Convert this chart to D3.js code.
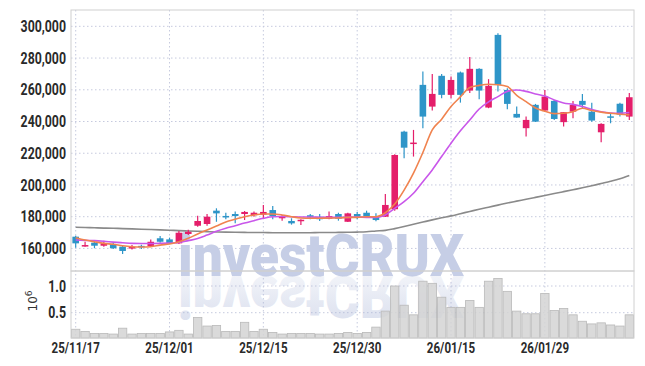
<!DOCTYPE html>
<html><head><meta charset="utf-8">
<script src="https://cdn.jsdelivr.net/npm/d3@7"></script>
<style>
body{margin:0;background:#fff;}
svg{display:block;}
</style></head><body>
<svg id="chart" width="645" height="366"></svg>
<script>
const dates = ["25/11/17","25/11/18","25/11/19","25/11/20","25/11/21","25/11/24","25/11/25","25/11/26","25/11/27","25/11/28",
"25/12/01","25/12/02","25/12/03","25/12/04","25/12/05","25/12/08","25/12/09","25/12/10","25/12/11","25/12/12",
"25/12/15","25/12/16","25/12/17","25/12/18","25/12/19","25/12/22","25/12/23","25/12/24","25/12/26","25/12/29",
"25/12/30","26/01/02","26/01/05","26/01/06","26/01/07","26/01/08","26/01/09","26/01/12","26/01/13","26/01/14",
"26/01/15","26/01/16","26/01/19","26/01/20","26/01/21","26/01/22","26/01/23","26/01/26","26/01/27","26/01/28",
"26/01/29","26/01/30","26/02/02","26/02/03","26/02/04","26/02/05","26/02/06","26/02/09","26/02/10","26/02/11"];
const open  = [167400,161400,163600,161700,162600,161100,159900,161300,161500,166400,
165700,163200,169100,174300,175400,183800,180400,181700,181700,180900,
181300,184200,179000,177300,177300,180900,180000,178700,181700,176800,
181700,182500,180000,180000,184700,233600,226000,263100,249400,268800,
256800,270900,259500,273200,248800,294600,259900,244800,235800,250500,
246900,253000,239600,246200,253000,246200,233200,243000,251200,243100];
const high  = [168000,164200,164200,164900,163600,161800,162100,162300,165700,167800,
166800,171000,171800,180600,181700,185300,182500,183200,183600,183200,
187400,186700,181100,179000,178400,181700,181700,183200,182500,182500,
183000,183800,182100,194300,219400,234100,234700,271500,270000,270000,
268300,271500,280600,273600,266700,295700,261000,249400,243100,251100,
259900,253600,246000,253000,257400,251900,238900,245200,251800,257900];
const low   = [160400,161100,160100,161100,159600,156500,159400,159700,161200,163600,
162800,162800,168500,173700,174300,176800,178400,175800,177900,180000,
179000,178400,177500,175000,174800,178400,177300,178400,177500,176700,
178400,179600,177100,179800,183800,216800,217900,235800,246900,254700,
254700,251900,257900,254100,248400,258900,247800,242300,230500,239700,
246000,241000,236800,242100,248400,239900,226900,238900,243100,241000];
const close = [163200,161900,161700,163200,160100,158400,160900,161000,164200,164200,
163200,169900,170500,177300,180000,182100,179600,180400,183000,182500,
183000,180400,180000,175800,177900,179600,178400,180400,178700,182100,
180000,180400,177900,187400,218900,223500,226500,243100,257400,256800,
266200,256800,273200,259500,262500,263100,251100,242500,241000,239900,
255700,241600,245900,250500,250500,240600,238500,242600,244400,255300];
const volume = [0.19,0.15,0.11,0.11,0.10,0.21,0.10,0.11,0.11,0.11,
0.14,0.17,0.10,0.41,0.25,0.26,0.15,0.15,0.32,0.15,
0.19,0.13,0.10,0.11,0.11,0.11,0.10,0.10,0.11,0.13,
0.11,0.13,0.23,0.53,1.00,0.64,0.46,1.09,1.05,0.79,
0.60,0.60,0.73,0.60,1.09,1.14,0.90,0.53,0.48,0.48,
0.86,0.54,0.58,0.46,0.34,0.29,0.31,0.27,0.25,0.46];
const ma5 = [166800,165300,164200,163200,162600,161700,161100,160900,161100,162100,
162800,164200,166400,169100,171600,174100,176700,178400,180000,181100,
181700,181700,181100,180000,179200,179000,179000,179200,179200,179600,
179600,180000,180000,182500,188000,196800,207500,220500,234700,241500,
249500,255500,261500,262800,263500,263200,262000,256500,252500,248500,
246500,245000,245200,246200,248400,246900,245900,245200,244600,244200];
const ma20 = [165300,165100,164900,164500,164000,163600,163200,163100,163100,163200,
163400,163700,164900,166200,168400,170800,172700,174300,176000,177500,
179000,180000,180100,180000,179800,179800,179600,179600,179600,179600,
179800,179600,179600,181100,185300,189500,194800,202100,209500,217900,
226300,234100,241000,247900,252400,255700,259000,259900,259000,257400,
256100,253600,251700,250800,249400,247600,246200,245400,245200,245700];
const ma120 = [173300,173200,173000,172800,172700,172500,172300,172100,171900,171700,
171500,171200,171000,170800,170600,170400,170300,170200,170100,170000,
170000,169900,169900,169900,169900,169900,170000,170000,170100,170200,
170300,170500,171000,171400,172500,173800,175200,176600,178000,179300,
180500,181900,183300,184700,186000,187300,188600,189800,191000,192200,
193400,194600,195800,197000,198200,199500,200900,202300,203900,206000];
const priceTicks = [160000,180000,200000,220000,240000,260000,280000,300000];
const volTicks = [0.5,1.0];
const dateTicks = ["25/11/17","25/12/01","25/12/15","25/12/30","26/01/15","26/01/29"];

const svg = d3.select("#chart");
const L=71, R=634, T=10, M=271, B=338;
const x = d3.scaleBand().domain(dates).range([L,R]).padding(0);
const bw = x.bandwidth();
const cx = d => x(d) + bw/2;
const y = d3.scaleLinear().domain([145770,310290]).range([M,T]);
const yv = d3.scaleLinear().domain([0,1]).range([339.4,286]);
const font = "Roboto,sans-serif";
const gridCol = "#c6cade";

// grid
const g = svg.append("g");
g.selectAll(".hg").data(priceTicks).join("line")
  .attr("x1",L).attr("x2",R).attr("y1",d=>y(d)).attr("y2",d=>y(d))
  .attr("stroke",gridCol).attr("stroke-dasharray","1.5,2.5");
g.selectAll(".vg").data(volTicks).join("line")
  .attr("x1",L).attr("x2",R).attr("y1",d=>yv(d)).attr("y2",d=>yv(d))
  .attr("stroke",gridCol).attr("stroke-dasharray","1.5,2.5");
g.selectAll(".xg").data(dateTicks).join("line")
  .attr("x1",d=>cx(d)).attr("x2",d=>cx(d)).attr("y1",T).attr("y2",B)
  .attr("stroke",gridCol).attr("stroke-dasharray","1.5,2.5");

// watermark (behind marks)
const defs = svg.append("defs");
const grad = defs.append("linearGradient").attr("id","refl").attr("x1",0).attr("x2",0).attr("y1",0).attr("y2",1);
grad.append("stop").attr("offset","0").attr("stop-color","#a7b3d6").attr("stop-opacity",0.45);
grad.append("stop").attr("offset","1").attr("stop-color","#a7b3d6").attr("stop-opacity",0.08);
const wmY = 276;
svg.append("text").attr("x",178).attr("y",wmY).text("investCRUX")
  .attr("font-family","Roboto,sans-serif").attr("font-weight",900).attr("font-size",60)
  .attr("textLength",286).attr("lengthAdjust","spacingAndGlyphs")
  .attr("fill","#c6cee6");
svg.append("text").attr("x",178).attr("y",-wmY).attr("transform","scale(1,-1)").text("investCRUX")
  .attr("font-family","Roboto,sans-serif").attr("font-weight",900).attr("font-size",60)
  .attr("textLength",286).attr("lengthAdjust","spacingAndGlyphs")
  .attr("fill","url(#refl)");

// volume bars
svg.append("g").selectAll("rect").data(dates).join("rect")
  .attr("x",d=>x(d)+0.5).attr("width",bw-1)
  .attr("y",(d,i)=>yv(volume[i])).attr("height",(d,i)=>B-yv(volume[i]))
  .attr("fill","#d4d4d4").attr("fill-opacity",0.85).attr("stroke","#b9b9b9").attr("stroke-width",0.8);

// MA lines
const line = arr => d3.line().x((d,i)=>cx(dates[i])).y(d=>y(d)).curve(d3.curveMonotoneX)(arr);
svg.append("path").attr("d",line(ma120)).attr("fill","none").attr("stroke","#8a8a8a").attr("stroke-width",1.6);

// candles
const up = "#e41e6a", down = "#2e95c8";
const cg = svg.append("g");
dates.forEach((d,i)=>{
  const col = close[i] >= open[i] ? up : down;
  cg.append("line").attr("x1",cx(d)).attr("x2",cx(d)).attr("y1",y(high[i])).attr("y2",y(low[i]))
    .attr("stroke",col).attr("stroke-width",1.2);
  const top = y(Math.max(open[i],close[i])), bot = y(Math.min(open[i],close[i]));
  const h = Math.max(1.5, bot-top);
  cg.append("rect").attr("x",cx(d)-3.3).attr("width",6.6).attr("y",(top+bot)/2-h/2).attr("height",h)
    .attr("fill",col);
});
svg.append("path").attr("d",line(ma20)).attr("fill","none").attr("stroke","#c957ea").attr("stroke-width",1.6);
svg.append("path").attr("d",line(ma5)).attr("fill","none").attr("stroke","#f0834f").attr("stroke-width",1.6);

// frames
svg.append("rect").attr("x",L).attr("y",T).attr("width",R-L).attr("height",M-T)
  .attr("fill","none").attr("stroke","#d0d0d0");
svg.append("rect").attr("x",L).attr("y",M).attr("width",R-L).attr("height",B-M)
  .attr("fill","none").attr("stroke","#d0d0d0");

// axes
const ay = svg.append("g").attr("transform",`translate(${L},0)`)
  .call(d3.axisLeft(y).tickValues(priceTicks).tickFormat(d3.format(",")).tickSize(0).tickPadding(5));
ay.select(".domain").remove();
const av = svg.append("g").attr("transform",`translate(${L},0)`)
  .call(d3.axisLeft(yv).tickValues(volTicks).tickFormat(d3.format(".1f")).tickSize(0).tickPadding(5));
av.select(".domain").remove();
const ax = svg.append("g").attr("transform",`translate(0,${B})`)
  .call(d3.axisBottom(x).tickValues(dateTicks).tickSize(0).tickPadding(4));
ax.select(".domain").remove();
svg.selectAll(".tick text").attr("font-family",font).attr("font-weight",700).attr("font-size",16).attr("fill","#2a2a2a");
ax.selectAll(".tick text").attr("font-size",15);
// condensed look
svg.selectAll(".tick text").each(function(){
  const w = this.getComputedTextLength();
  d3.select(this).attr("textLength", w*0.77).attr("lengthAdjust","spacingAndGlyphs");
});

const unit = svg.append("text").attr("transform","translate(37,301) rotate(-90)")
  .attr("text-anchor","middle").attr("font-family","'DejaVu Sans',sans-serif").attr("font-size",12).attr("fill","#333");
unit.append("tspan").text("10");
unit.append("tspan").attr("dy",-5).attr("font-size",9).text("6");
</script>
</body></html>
########
● PROBLEM REQUIREMENTS: Within the listing above, work out how many lines contain the string "this", and reply with that number only.

● THE SOLUTION: 3